R: End Legacy Admissions
For the purpose of this debate, “legacy admissions” refers to any college admissions policy that gives any preference to a given applicant on the basis of his familial relationship to alumni of the college.
We should ask ourselves two questions when considering this resolution. First, what should be the purpose of the college admissions process? Second, does the practice of legacy admissions align with the spirit of this process? According to Yale’s website, the purpose of the admissions process is to identify “students we can help to become the leaders of their generation in whatever they wish to pursue.” Whatever one may think of the appropriateness of this mission statement, it is worth reflecting on. After all, these are the guidelines that selected each of us.
Objectors to the practice of legacy admissions may point to its history, which is hardly without controversy. Many such policies were implemented during the 1920s, as an attempt to preserve the status quo in the face of Irish, Jewish, and Catholic immigration. Even if these policies are not so blatantly discriminatory today, they contribute to a system of elite universities that manufacture exclusivity and measure success by their microscopic acceptance rates.
Legacy students, who have grown up steeped in the tradition of their parents’ school, will tend to have a deeper knowledge of the institution than their non-legacy peers, and will be more familiar with the nuances of the application process. This advantage is generally reflected in the quality of their applications, as Harvard president Lawrence Bacow noted in 2018: “It's a self-selected pool, which, as a group, by almost any metric, looks very, very good relative to the broader applicant pool.” So why should legacy students have their applications “double-privileged,” so to speak? These students have parents who are well-educated (if the university did its job) and who have ostensibly raised them to love learning and strive for great achievement. Why, then, should they be deprived of the privilege of achieving college admission on their own merits? It may well be conservative for a student to follow in her parents’ footsteps, or for parents to instill in their children a love for their alma mater. But these tendencies are in the domain of the family, and the university should not burden itself by intervening in family business.
A complaint often levied against the practice of legacy admissions is that it is anti-meritocratic. This sounds very scary. Surely, we want students to be accepted on the basis of their merit—we find it extremely distasteful when complicating factors, like secret bribes, interfere with the proper execution of the selection process. But why should we strive for meritocracy in college admissions? In practice, “merit” escapes objective standards, and its definition will always be untethered to any principles except the whims of the directors of the process. Whatever the flaws of the legacy standard, with its aristocratic tendencies, is it really better than sham meritocracy?
Another benefit of legacy admissions is that it fosters a sense of community—and not just community as an accident of geography and academic interest, but community through the generations, bonds between the living and the dead. This is exactly the type of community that conservatives claim is fundamental to a properly ordered society.

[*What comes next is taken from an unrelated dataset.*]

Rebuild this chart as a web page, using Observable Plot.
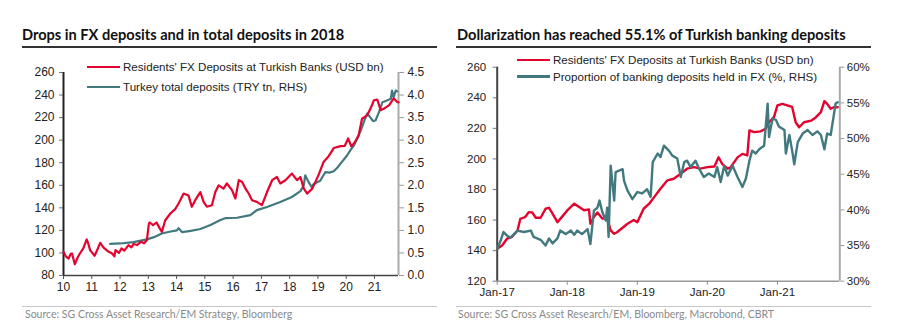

If we reject legacy preference in college admissions, which is based on accident of birth, must we also reconsider admission preference based on race, family income, or any factor besides “merit,” however defined? Is there a substantive difference between the preference given based on legacy status and that given based on race, class, sex, or other non-academic factors? Can we reasonably abandon legacy preference without proceeding into “pure meritocracy?” Finally, when we speak of reforming a college admissions practice, who holds the sword? Should this decision fall under the domain of private institutions, or does the state have authority to compel or forbid certain types of admissions practices?
Ultimately, we must decide whether the practice of legacy admissions aligns with the spirit of the university. Should we embrace its aristocratic tendencies? Or must we reject its discriminatory wiles?